In 2017, he made a partnership with Disney. In 2019, his YouTube channel reached over 2.7 million subscribers with a total of 300 million views.

He has appeared on BBC Radio, The Ryan Tubridy Show and was featured on VidCon London's first conference. In June 2019, he won the Youth 19 Champions Award. From 2019 to 2020, he was the co-presenter in the seventh series of the CBBC show The Dog Ate My Homework.

On 1 September 2020, Beales was announced as the 40th Blue Peter presenter and would make his debut two days later. He left Blue Peter in 2022, with his final appearance on 15 July.

In 2022 Beales co-hosted Bro's in Control for the BBC, along with Joe Tasker and his brother Callum B. A second series with Beales and Tasker was commissioned in September 2023.

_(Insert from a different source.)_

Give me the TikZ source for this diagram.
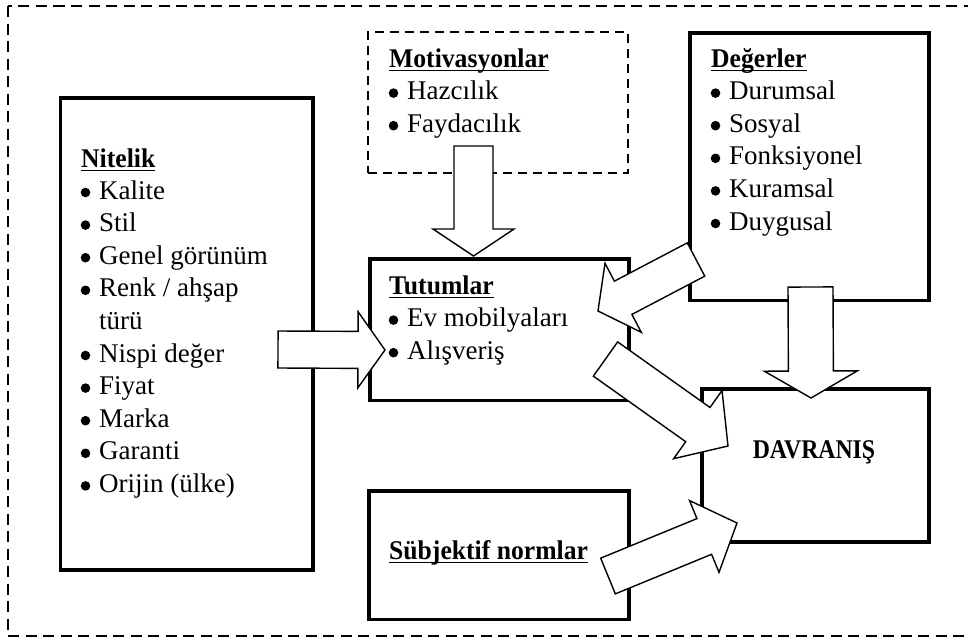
\documentclass[tikz,border=0pt]{standalone}
\usepackage{fontspec}
\usepackage{graphicx}
\setmainfont{Liberation Serif}
\usetikzlibrary{calc}
\tikzset{
  box/.style={draw, line width=3.5pt, fill=white, inner sep=0pt, anchor=north west},
  dbox/.style={draw, line width=2pt, dash pattern=on 9pt off 6pt, fill=white, inner sep=0pt, anchor=north west},
  outerframe/.style={draw, line width=2pt, dash pattern=on 11pt off 6.5pt},
  arrowshape/.style={draw, fill=white, line width=1.4pt, line join=miter},
  txt/.style={inner sep=0pt, anchor=base west, font=\fontsize{27}{32}\selectfont},
  hd/.style={inner sep=0pt, anchor=base west, font=\fontsize{27}{32}\selectfont\bfseries},
  uline/.style={line width=1.5pt},
}
\newcommand\bitem[4]{%
  \fill (#2+4.5,#3-6.5) circle (4.8pt);
  \node[txt] (#1) at (#2+18,#3) {#4};
}
\newcommand\heading[4]{%
  \node[hd] (#1) at (#2,#3) {\scalebox{0.95}[1]{#4}};
  \draw[uline] ([yshift=-3.5pt]#1.base west) -- ([yshift=-3.5pt]#1.base east);
}
\newcommand\blockarrow[5]{%
  \path ($(#2)!#5!(#1)$) coordinate (bah);
  \draw[arrowshape] ($(#1)!#3!90:(#2)$) -- ($(bah)!#3!90:(#2)$) -- ($(bah)!#4!90:(#2)$) -- (#2)
    -- ($(bah)!#4!-90:(#2)$) -- ($(bah)!#3!-90:(#2)$) -- ($(#1)!#3!-90:(#2)$) -- cycle;
}
\begin{document}
\begin{tikzpicture}[x=1pt,y=-1pt]
\useasboundingbox (0,0) rectangle (968,640);
\fill[white] (0,0) rectangle (968,640);
\draw[outerframe] (8,6) rectangle (990,636);

% boxes
\node[box, minimum width=252.6pt, minimum height=472pt] (nit) at (58.7,96) {};
\node[dbox, minimum width=260pt, minimum height=141pt] (mot) at (367,31) {};
\node[box, minimum width=239pt, minimum height=267.5pt] (deg) at (688,31) {};
\node[box, minimum width=259pt, minimum height=141.5pt] (tut) at (368,257) {};
\node[box, minimum width=227pt, minimum height=153pt] (dav) at (700,387) {};
\node[box, minimum width=260pt, minimum height=128.5pt] (sub) at (367,489) {};

% Nitelik
\heading{hnit}{81}{167}{Nitelik}
\bitem{n1}{81}{199}{Kalite}
\bitem{n2}{81}{231.6}{Stil}
\bitem{n3}{81}{264.2}{Genel görünüm}
\bitem{n4}{81}{296.8}{Renk / ahşap}
\node[txt] (n4b) at (99,329.4) {türü};
\bitem{n5}{81}{362}{Nispi değer}
\bitem{n6}{81}{394.6}{Fiyat}
\bitem{n7}{81}{427.2}{Marka}
\bitem{n8}{81}{459.8}{Garanti}
\bitem{n9}{81}{492.4}{Orijin (ülke)}

% Motivasyonlar
\heading{hmot}{389}{67}{Motivasyonlar}
\bitem{m1}{389}{99.6}{Hazcılık}
\bitem{m2}{389}{132.2}{Faydacılık}

% Degerler
\heading{hdeg}{711}{67}{Değerler}
\bitem{d1}{711}{99.6}{Durumsal}
\bitem{d2}{711}{132.2}{Sosyal}
\bitem{d3}{711}{164.8}{Fonksiyonel}
\bitem{d4}{711}{197.4}{Kuramsal}
\bitem{d5}{711}{230}{Duygusal}

% Tutumlar
\heading{htut}{389}{294}{Tutumlar}
\bitem{t1}{389}{326.6}{Ev mobilyaları}
\bitem{t2}{389}{359.2}{Alışveriş}

% Davranis
\node[inner sep=0pt, anchor=base, font=\fontsize{27}{32}\selectfont\bfseries] (davt) at (814,458) {\scalebox{0.88}[1]{DAVRANIŞ}};

% Subjektif
\heading{hsub}{389}{559}{Sübjektif normlar}

% arrows
\coordinate (a1s) at (473.5,146);   \coordinate (a1e) at (473.5,256);
\coordinate (a2s) at (278,349.5);   \coordinate (a2e) at (385,350);
\coordinate (a3s) at (696,259.5);   \coordinate (a3e) at (598,311);
\coordinate (a4s) at (605.5,359);   \coordinate (a4e) at (728,446);
\coordinate (a5s) at (810.5,287);   \coordinate (a5e) at (811,398);
\coordinate (a6s) at (608,576);     \coordinate (a6e) at (737,523);
\blockarrow{a1s}{a1e}{19.5pt}{40.5pt}{27pt}
\blockarrow{a2s}{a2e}{18.5pt}{38pt}{27pt}
\blockarrow{a3s}{a3e}{18.8pt}{39pt}{28.4pt}
\blockarrow{a4s}{a4e}{21pt}{41.8pt}{37pt}
\blockarrow{a5s}{a5e}{22.5pt}{46.5pt}{27pt}
\blockarrow{a6s}{a6e}{19.3pt}{38.8pt}{35.4pt}
\end{tikzpicture}
\end{document}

Beale has published two books, Adam Wins The Internet and Adam Destroys The Internet.

== Personal life ==
Beales is gay. He came out in a video he uploaded on his YouTube channel titled "I'M GAY..." on 22 July 2022.
In the next video, titled "MEET MY BOYFRIEND", he showed the audience his partner Dominic.

He works with his mother Edelle and father Paul as video partners. Beales' younger brother Callum also has his own YouTube channel, Callum B. The family collectively share a YouTube channel, Family 4.